While traditional steelmaking requires coking coal to extract iron from iron-oxide ore — to both melt it and remove oxygen at the same time — H2 Green Steel will use green hydrogen instead, and then use renewables-powered electric arc furnaces to turn iron into steel in an almost entirely carbon-free process.
The start-up aims to produce two-and-a-half million tonnes of steel a year in Boden by the end of 2025, ramping up to five million tonnes by 2030.
The Swedish firm is currently in the process of converting offtake announcements to binding long-term agreements, signing three supply contracts worth more than €2bn ($2.16bn) in early May and late April, including a €1.79bn deal with Italian steel group Marcegaglia — which is also one of the start-up’s investors.

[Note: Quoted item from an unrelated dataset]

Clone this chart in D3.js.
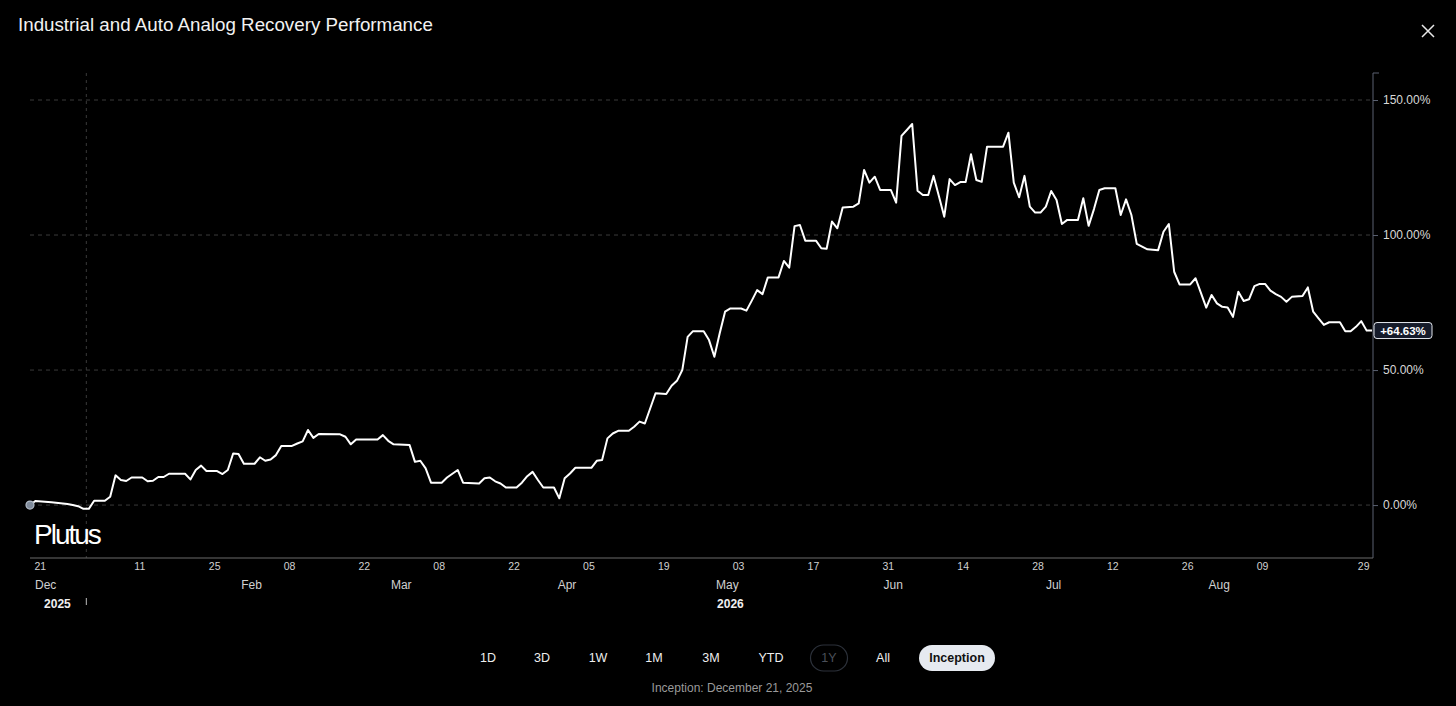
<!DOCTYPE html>
<html><head><meta charset="utf-8">
<script src="https://cdn.jsdelivr.net/npm/d3@7"></script>
<style>
html,body{margin:0;padding:0;background:#000;overflow:hidden;}
svg{display:block;}
text{font-family:"Liberation Sans",Arial,Helvetica,sans-serif;}
</style></head><body>
<svg id="c" width="1456" height="706"></svg>
<script>
// ---------------- data ----------------
const title = "Industrial and Auto Analog Recovery Performance";
const inception = "2025-12-21";
const lastDate = "2026-08-29";
const dayOffset = [0,1,4,7,8,9,10,11,12,14,15,16,17,18,19,21,22,23,24,25,26,29,30,31,32,33,35,36,37,38,39,40,42,43,44,45,46,47,49,50,51,52,53,54,58,59,60,61,65,66,67,68,71,72,73,74,75,77,78,80,81,84,85,86,87,88,89,91,92,93,94,95,96,98,99,100,101,102,105,106,107,108,109,110,112,113,114,115,117,119,120,121,122,123,124,126,127,128,129,130,131,133,134,135,136,137,138,140,141,142,143,144,145,147,148,149,150,151,152,154,155,156,157,158,159,161,162,163,164,165,166,167,168,169,170,171,172,173,174,175,176,177,178,179,182,183,184,185,186,187,188,189,190,191,192,193,194,196,197,198,199,200,201,203,204,205,206,207,208,209,211,212,213,214,215,217,218,219,220,221,222,223,224,225,226,227,228,229,230,231,232,233,234,235,236,238,239,240,241,242,243,245,246,247,248,249,250,251];
const perf = [0,1.5,1.0,0.4,0.0,-0.4,-1.4,-1.4,1.6,1.6,3.1,11.0,9.3,8.9,10.2,10.2,8.8,9.0,10.4,10.4,11.6,11.6,9.5,13.0,14.6,12.6,12.6,11.5,13.0,19.1,18.9,15.3,15.3,17.7,16.4,16.9,18.5,21.9,21.9,22.8,23.6,27.8,24.9,26.3,26.2,25.3,22.5,24.3,24.3,25.9,23.8,22.5,22.2,16.0,16.4,13.6,8.3,8.3,10.2,13.0,8.3,8.0,9.9,10.2,8.8,8.0,6.5,6.5,8.3,10.7,12.3,9.3,6.5,6.5,2.5,9.9,11.7,13.8,13.8,16.4,16.7,24.7,26.5,27.5,27.5,29.0,30.9,30.2,41.4,41.1,44.2,46.0,50.0,62.3,64.4,64.4,61.1,54.9,63.6,71.6,72.8,72.8,72.0,75.7,79.6,78.1,84.3,84.3,90.4,87.9,103.3,103.7,97.9,97.9,95.1,94.9,105.0,102.5,110.2,110.5,111.7,124.1,119.4,121.6,116.7,116.7,112.0,136.7,138.9,141.1,116.4,114.8,114.8,121.9,114.4,106.8,120.7,118.5,119.6,119.6,129.9,120.4,119.7,132.7,132.7,137.9,119.4,114.0,121.9,110.5,108.3,108.3,110.5,116.3,113.0,104.1,105.6,105.6,113.6,103.4,109.6,116.7,117.3,117.3,107.4,113.2,107.4,96.7,95.7,94.7,94.4,101.2,104.1,86.4,81.7,81.7,84.0,78.6,73.1,77.8,74.7,73.4,73.2,69.7,79.0,75.6,76.2,81.1,81.9,81.9,79.4,78.1,77.1,75.3,77.1,77.4,80.6,71.6,69.1,66.7,67.7,67.7,64.4,64.4,66.0,68.1,64.6,64.63];
const lastValue = 64.63;
const xTickDates = ["2025-12-21","2026-01-11","2026-01-25","2026-02-08","2026-02-22","2026-03-08","2026-03-22","2026-04-05","2026-04-19","2026-05-03","2026-05-17","2026-05-31","2026-06-14","2026-06-28","2026-07-12","2026-07-26","2026-08-09","2026-08-29"];
const monthLabels = ["Dec","Feb","Mar","Apr","May","Jun","Jul","Aug"];
const monthStarts = ["2025-12-01","2026-02-01","2026-03-01","2026-04-01","2026-05-01","2026-06-01","2026-07-01","2026-08-01"];
const yearLabels = ["2025","2026"];
const yTicks = [0,50,100,150];
const rangeButtons = ["1D","3D","1W","1M","3M","YTD","1Y","All","Inception"];
const footnote = "Inception: December 21, 2025";

// ---------------- layout ----------------
const W = 1456, H = 706;
const plot = {left:30, right:1373, top:73, bottom:558};
const parse = d3.utcParse("%Y-%m-%d");
const t0 = parse(inception), t1 = parse(lastDate);
const points = dayOffset.map((d,i)=>({date:d3.utcDay.offset(t0,d), v:perf[i]}));

const x = d3.scaleUtc().domain([t0,t1]).range([plot.left,1372]);
const y = d3.scaleLinear().domain([-19.6,160]).range([plot.bottom,plot.top]);

const svg = d3.select("#c");
svg.append("rect").attr("width",W).attr("height",H).attr("fill","#000");

// title
const tt = svg.append("text").attr("x",18).attr("y",31).attr("fill","#f2f2f2")
  .attr("font-size",18).text(title);
{ const w = tt.node().getComputedTextLength(); tt.attr("font-size", 18*415/w); }

// close icon
const cx = 1428, cy = 31, cs = 6;
svg.append("path").attr("d",`M${cx-cs},${cy-cs}L${cx+cs},${cy+cs}M${cx+cs},${cy-cs}L${cx-cs},${cy+cs}`)
  .attr("stroke","#e8e8e8").attr("stroke-width",1.5).attr("fill","none");

// grid lines
const g = svg.append("g");
g.selectAll("line.grid").data(yTicks).join("line")
  .attr("x1",plot.left).attr("x2",plot.right)
  .attr("y1",d=>y(d)).attr("y2",d=>y(d))
  .attr("stroke","#3a3a3a").attr("stroke-width",1).attr("stroke-dasharray","4,4");

// year boundary vertical dashed line
const jan1 = parse("2026-01-01");
g.append("line").attr("x1",x(jan1)-2.5).attr("x2",x(jan1)-2.5).attr("y1",plot.top).attr("y2",plot.bottom)
  .attr("stroke","#3a3a3a").attr("stroke-dasharray","3,4");

// right axis
const yAxis = d3.axisRight(y).tickValues(yTicks).tickSize(5).tickPadding(5)
  .tickFormat(d=>d3.format(".2f")(d)+"%");
const ya = svg.append("g").attr("transform",`translate(${plot.right},0)`).call(yAxis);
ya.select(".domain").attr("stroke","#5a6070").attr("d",`M6,${plot.top}H0V${plot.bottom}`);
ya.selectAll(".tick line").attr("stroke","#5a6070");
ya.selectAll(".tick text").attr("fill","#d8d8d8").attr("font-size",12)
  .attr("font-family","'Liberation Sans',Arial,sans-serif");

// bottom axis
const xAxis = d3.axisBottom(x).tickValues(xTickDates.map(parse)).tickSize(0).tickPadding(5)
  .tickFormat(d3.utcFormat("%d"));
const xa = svg.append("g").attr("transform",`translate(0,${plot.bottom})`).call(xAxis);
xa.select(".domain").attr("stroke","#6a6a6a").attr("d",`M${plot.left},0H${plot.right}`);
xa.selectAll(".tick text").attr("fill","#d0d0d0").attr("font-size",10.5).attr("dx",-3)
  .attr("font-family","'Liberation Sans',Arial,sans-serif");
const xTicks = xa.selectAll(".tick text").nodes();
d3.select(xTicks[0]).attr("text-anchor","start").attr("dx",4);
d3.select(xTicks[xTicks.length-1]).attr("text-anchor","end").attr("dx",-3);

// month labels
svg.selectAll("text.month").data(monthLabels).join("text").attr("class","month")
  .attr("x",(d,i)=> i===0 ? 35 : x(parse(monthStarts[i]))-3)
  .attr("y",589).attr("text-anchor",(d,i)=> i===0 ? "start":"middle")
  .attr("fill","#d0d0d0").attr("font-size",12).text(d=>d);

// year labels
const yearMid = [ (plot.left + x(jan1))/2 - 2, (x(jan1) + 1372)/2 ];
svg.selectAll("text.year").data(yearLabels).join("text").attr("class","year")
  .attr("x",(d,i)=>yearMid[i]).attr("y",608).attr("text-anchor","middle")
  .attr("fill","#f0f0f0").attr("font-size",12).attr("font-weight","bold").text(d=>d);
svg.append("line").attr("x1",x(jan1)-2.5).attr("x2",x(jan1)-2.5).attr("y1",598).attr("y2",605)
  .attr("stroke","#bbb").attr("stroke-width",1);

// watermark
svg.append("text").attr("x",34).attr("y",544).attr("fill","#ffffff")
  .attr("font-size",28).attr("letter-spacing",-2).text("Plutus");

// line
const line = d3.line().x(d=>x(d.date)).y(d=>y(d.v)).curve(d3.curveLinear);
svg.append("path").datum(points).attr("d",line).attr("fill","none")
  .attr("stroke","#ffffff").attr("stroke-width",2).attr("stroke-linejoin","round");

// start dot
svg.append("circle").attr("cx",x(points[0].date)).attr("cy",y(points[0].v)).attr("r",4)
  .attr("fill","#7f8b9b").attr("stroke","#b4bdc9").attr("stroke-width",1.2);

// last value badge
const ly = y(lastValue);
svg.append("rect").attr("x",plot.right+1).attr("y",ly-8).attr("width",58).attr("height",16).attr("rx",3)
  .attr("fill","#151b2a").attr("stroke","#e4e8ee").attr("stroke-width",1);
svg.append("text").attr("x",plot.right+30).attr("y",ly+4).attr("text-anchor","middle")
  .attr("fill","#ffffff").attr("font-size",11.5).attr("font-weight","bold")
  .text((lastValue>=0?"+":"")+d3.format(".2f")(lastValue)+"%");

// range buttons
const btnX = [488,542,598,654,711,771,829,883,957];
const btnW = {"1Y":37,"Inception":76};
const bg = svg.append("g");
rangeButtons.forEach((b,i)=>{
  if (b==="1Y") {
    bg.append("rect").attr("x",btnX[i]-btnW[b]/2).attr("y",645).attr("width",btnW[b]).attr("height",26)
      .attr("rx",13).attr("fill","none").attr("stroke","#2c313a").attr("stroke-width",1.2);
  }
  if (b==="Inception") {
    bg.append("rect").attr("x",btnX[i]-btnW[b]/2).attr("y",645).attr("width",btnW[b]).attr("height",26)
      .attr("rx",13).attr("fill","#e6eaf0");
  }
  bg.append("text").attr("x",btnX[i]).attr("y",662).attr("text-anchor","middle")
    .attr("font-size",12.5)
    .attr("font-weight", b==="Inception" ? 600 : 400)
    .attr("fill", b==="1Y" ? "#4a4f58" : (b==="Inception" ? "#111" : "#eeeeee"))
    .text(b);
});

svg.append("text").attr("x",732).attr("y",692).attr("text-anchor","middle")
  .attr("fill","#9a9a9a").attr("font-size",12).text(footnote);
</script>
</body></html>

The 700MW of electrolysers would form one of the largest green hydrogen projects in Europe when it comes on line.
“The electrolysis plant in Boden will be many times bigger than most existing electrolyser plants today,” says H2 Green Steel’s chief technology officer Maria Persson Gulda.
“Combining our own strong technical expertise with that of a proven high-performance and high-efficiency electrolyser like Thyssenkrupp Nucera's gives us a solid head start in the growing green hydrogen economy, which we will use to transform heavy industry with its difficult-to-degrade process emissions.”
Thyssenkrupp Nucera already has orders from the 2.2GW Neom complex in Saudi Arabia, Shell’s 200MW Holland Hydrogen I facility in the Netherlands, and Unigel’s 60MW plant in Brazil, which will ramp up to 240MW in a future second phase.
These projects, including Boden, all require capacity to be installed by the mid-2020s, with Unigel due to have its electrolysers delivered by the end of this year.